*Task*
Skip the pictures and repeat each line of the data exactly.

*Dataset section*

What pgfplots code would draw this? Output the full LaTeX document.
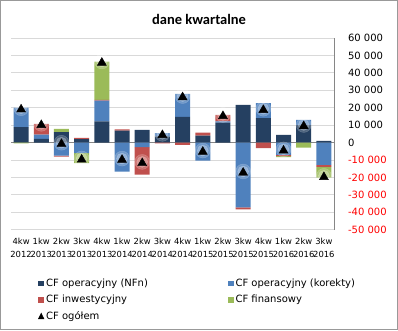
\documentclass[border=0pt]{standalone}
\usepackage{pgfplots}
\pgfplotsset{compat=1.18}
\usepackage{pgfplotstable}
\usepackage{fontspec}
\setmainfont{DejaVu Sans}
\newfontfamily\titlefont{Carlito}
\definecolor{cdark}{HTML}{254061}
\definecolor{clb}{HTML}{4F81BD}
\definecolor{cred}{HTML}{C0504D}
\definecolor{cgreen}{HTML}{9BBB59}
\definecolor{cgrid}{HTML}{D9D9D9}
\definecolor{caxis}{HTML}{868686}

% positive parts of each series
\pgfplotstableread{
x dark kor inv fin
0 8850 11250 0 0
1 2100 2500 6150 0
2 6000 0 0 1900
3 2000 0 700 0
4 12100 11900 500 22000
5 6900 0 600 0
6 7300 0 0 0
7 3500 1900 0 0
8 14800 13200 0 0
9 4000 0 1750 0
10 11500 600 3800 0
11 21700 0 0 0
12 14000 8650 0 0
13 4400 0 0 0
14 10000 3000 0 0
15 1000 0 0 0
}\pos
% negative parts of each series
\pgfplotstableread{
x dark kor inv fin
0 0 0 0 -400
1 0 0 0 0
2 0 -7500 -500 0
3 0 -6100 0 -5700
4 0 0 0 0
5 0 -16700 0 0
6 0 -2650 -15750 0
7 0 0 -400 0
8 0 0 -1300 0
9 0 -10350 0 0
10 0 0 0 0
11 0 -37150 -1150 0
12 0 0 -3250 0
13 0 -7000 -800 -500
14 0 0 0 -2900
15 0 -12800 -1200 -6100
}\neg
% CF ogolem
\pgfplotstableread{
x total
0 19700
1 10750
2 -100
3 -9100
4 46500
5 -9200
6 -11100
7 5000
8 26700
9 -4600
10 15900
11 -16600
12 19400
13 -3900
14 10100
15 -19100
}\tot

\pgfplotsset{common/.style={
  width=323pt, height=191.7pt, scale only axis,
  at={(11pt,100.3pt)}, anchor=south west,
  xmin=-0.5, xmax=15.5, ymin=-50000, ymax=60000,
  bar width=15pt,
}}

\begin{document}
\begin{tikzpicture}[x=1pt,y=1pt]
\draw[black!40, line width=1pt] (0.5,0.5) rectangle (397.5,329.5);
\node[font=\titlefont\bfseries\fontsize{14.5}{16}\selectfont, anchor=base] at (199,305) {dane kwartalne};

\begin{axis}[common, ybar stacked,
  axis y line*=right, axis x line*=bottom,
  x axis line style={draw=none},
  y axis line style={draw=caxis},
  major tick length=0pt,
  scaled y ticks=false,
  ymajorgrids, grid style={draw=cgrid, line width=0.8pt},
  ytick={-50000,-40000,-30000,-20000,-10000,0,10000,20000,30000,40000,50000,60000},
  yticklabels={{\color{red}-50 000},{\color{red}-40 000},{\color{red}-30 000},{\color{red}-20 000},{\color{red}-10 000},0,10 000,20 000,30 000,40 000,50 000,60 000},
  yticklabel style={anchor=west, xshift=10.5pt, font=\fontsize{10}{11}\selectfont},
  extra y ticks={0}, extra y tick labels={},
  extra y tick style={grid style={draw=caxis, line width=0.9pt}},
  xtick={0,1,...,15},
  xticklabels={4kw\\2012,1kw\\2013,2kw\\2013,3kw\\2013,4kw\\2013,1kw\\2014,2kw\\2014,3kw\\2014,4kw\\2014,1kw\\2015,2kw\\2015,3kw\\2015,4kw\\2015,1kw\\2016,2kw\\2016,3kw\\2016},
  xticklabel style={align=center, font=\fontsize{8.4}{12.7}\selectfont, yshift=-5pt},
  legend columns=2,
  legend cell align=left,
  legend style={at={(0.0743,-0.236)}, anchor=north west, draw=none, fill=none,
    font=\fontsize{10}{12}\selectfont, row sep=3pt,
    /tikz/every even column/.append style={column sep=78pt}},
  legend image code/.code={\fill[#1] (0pt,-2.8pt) rectangle (5.6pt,2.8pt);},
]
\addplot[draw=none, fill=cdark] table[x=x, y=dark] {\pos};
\addplot[draw=none, fill=clb] table[x=x, y=kor] {\pos};
\addplot[draw=none, fill=cred] table[x=x, y=inv] {\pos};
\addplot[draw=none, fill=cgreen] table[x=x, y=fin] {\pos};
\addlegendentry{CF operacyjny (NFn)}
\addlegendentry{CF operacyjny (korekty)}
\addlegendentry{CF inwestycyjny}
\addlegendentry{CF finansowy}
\addlegendimage{legend image code/.code={\fill[black] (0pt,-2.8pt) -- (5.6pt,-2.8pt) -- (2.8pt,3pt) -- cycle;}}
\addlegendentry{CF ogółem}
\end{axis}

\begin{axis}[common, ybar stacked, hide axis]
\addplot[draw=none, fill=cdark] table[x=x, y=dark] {\neg};
\addplot[draw=none, fill=clb] table[x=x, y=kor] {\neg};
\addplot[draw=none, fill=cred] table[x=x, y=inv] {\neg};
\addplot[draw=none, fill=cgreen] table[x=x, y=fin] {\neg};
\end{axis}

\begin{axis}[common, hide axis]
\addplot[only marks, white, opacity=0.2, mark=*, mark size=7.5pt] table[x=x, y=total] {\tot};
\addplot[only marks, white, opacity=0.25, mark=*, mark size=5.5pt] table[x=x, y=total] {\tot};
\addplot[only marks, black, mark=triangle*, mark size=5.2pt, mark options={yshift=-1.2pt}] table[x=x, y=total] {\tot};
\end{axis}
\end{tikzpicture}
\end{document}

*Solution to the exercise*
What pgfplots code would draw this? Output the full LaTeX document.
\documentclass[border=0pt]{standalone}
\usepackage{pgfplots}
\pgfplotsset{compat=1.18}
\usepackage{pgfplotstable}
\usepackage{fontspec}
\setmainfont{DejaVu Sans}
\newfontfamily\titlefont{Carlito}
\definecolor{cdark}{HTML}{254061}
\definecolor{clb}{HTML}{4F81BD}
\definecolor{cred}{HTML}{C0504D}
\definecolor{cgreen}{HTML}{9BBB59}
\definecolor{cgrid}{HTML}{D9D9D9}
\definecolor{caxis}{HTML}{868686}

% positive parts of each series
\pgfplotstableread{
x dark kor inv fin
0 8850 11250 0 0
1 2100 2500 6150 0
2 6000 0 0 1900
3 2000 0 700 0
4 12100 11900 500 22000
5 6900 0 600 0
6 7300 0 0 0
7 3500 1900 0 0
8 14800 13200 0 0
9 4000 0 1750 0
10 11500 600 3800 0
11 21700 0 0 0
12 14000 8650 0 0
13 4400 0 0 0
14 10000 3000 0 0
15 1000 0 0 0
}\pos
% negative parts of each series
\pgfplotstableread{
x dark kor inv fin
0 0 0 0 -400
1 0 0 0 0
2 0 -7500 -500 0
3 0 -6100 0 -5700
4 0 0 0 0
5 0 -16700 0 0
6 0 -2650 -15750 0
7 0 0 -400 0
8 0 0 -1300 0
9 0 -10350 0 0
10 0 0 0 0
11 0 -37150 -1150 0
12 0 0 -3250 0
13 0 -7000 -800 -500
14 0 0 0 -2900
15 0 -12800 -1200 -6100
}\neg
% CF ogolem
\pgfplotstableread{
x total
0 19700
1 10750
2 -100
3 -9100
4 46500
5 -9200
6 -11100
7 5000
8 26700
9 -4600
10 15900
11 -16600
12 19400
13 -3900
14 10100
15 -19100
}\tot

\pgfplotsset{common/.style={
  width=323pt, height=191.7pt, scale only axis,
  at={(11pt,100.3pt)}, anchor=south west,
  xmin=-0.5, xmax=15.5, ymin=-50000, ymax=60000,
  bar width=15pt,
}}

\begin{document}
\begin{tikzpicture}[x=1pt,y=1pt]
\draw[black!40, line width=1pt] (0.5,0.5) rectangle (397.5,329.5);
\node[font=\titlefont\bfseries\fontsize{14.5}{16}\selectfont, anchor=base] at (199,305) {dane kwartalne};

\begin{axis}[common, ybar stacked,
  axis y line*=right, axis x line*=bottom,
  x axis line style={draw=none},
  y axis line style={draw=caxis},
  major tick length=0pt,
  scaled y ticks=false,
  ymajorgrids, grid style={draw=cgrid, line width=0.8pt},
  ytick={-50000,-40000,-30000,-20000,-10000,0,10000,20000,30000,40000,50000,60000},
  yticklabels={{\color{red}-50 000},{\color{red}-40 000},{\color{red}-30 000},{\color{red}-20 000},{\color{red}-10 000},0,10 000,20 000,30 000,40 000,50 000,60 000},
  yticklabel style={anchor=west, xshift=10.5pt, font=\fontsize{10}{11}\selectfont},
  extra y ticks={0}, extra y tick labels={},
  extra y tick style={grid style={draw=caxis, line width=0.9pt}},
  xtick={0,1,...,15},
  xticklabels={4kw\\2012,1kw\\2013,2kw\\2013,3kw\\2013,4kw\\2013,1kw\\2014,2kw\\2014,3kw\\2014,4kw\\2014,1kw\\2015,2kw\\2015,3kw\\2015,4kw\\2015,1kw\\2016,2kw\\2016,3kw\\2016},
  xticklabel style={align=center, font=\fontsize{8.4}{12.7}\selectfont, yshift=-5pt},
  legend columns=2,
  legend cell align=left,
  legend style={at={(0.0743,-0.236)}, anchor=north west, draw=none, fill=none,
    font=\fontsize{10}{12}\selectfont, row sep=3pt,
    /tikz/every even column/.append style={column sep=78pt}},
  legend image code/.code={\fill[#1] (0pt,-2.8pt) rectangle (5.6pt,2.8pt);},
]
\addplot[draw=none, fill=cdark] table[x=x, y=dark] {\pos};
\addplot[draw=none, fill=clb] table[x=x, y=kor] {\pos};
\addplot[draw=none, fill=cred] table[x=x, y=inv] {\pos};
\addplot[draw=none, fill=cgreen] table[x=x, y=fin] {\pos};
\addlegendentry{CF operacyjny (NFn)}
\addlegendentry{CF operacyjny (korekty)}
\addlegendentry{CF inwestycyjny}
\addlegendentry{CF finansowy}
\addlegendimage{legend image code/.code={\fill[black] (0pt,-2.8pt) -- (5.6pt,-2.8pt) -- (2.8pt,3pt) -- cycle;}}
\addlegendentry{CF ogółem}
\end{axis}

\begin{axis}[common, ybar stacked, hide axis]
\addplot[draw=none, fill=cdark] table[x=x, y=dark] {\neg};
\addplot[draw=none, fill=clb] table[x=x, y=kor] {\neg};
\addplot[draw=none, fill=cred] table[x=x, y=inv] {\neg};
\addplot[draw=none, fill=cgreen] table[x=x, y=fin] {\neg};
\end{axis}

\begin{axis}[common, hide axis]
\addplot[only marks, white, opacity=0.2, mark=*, mark size=7.5pt] table[x=x, y=total] {\tot};
\addplot[only marks, white, opacity=0.25, mark=*, mark size=5.5pt] table[x=x, y=total] {\tot};
\addplot[only marks, black, mark=triangle*, mark size=5.2pt, mark options={yshift=-1.2pt}] table[x=x, y=total] {\tot};
\end{axis}
\end{tikzpicture}
\end{document}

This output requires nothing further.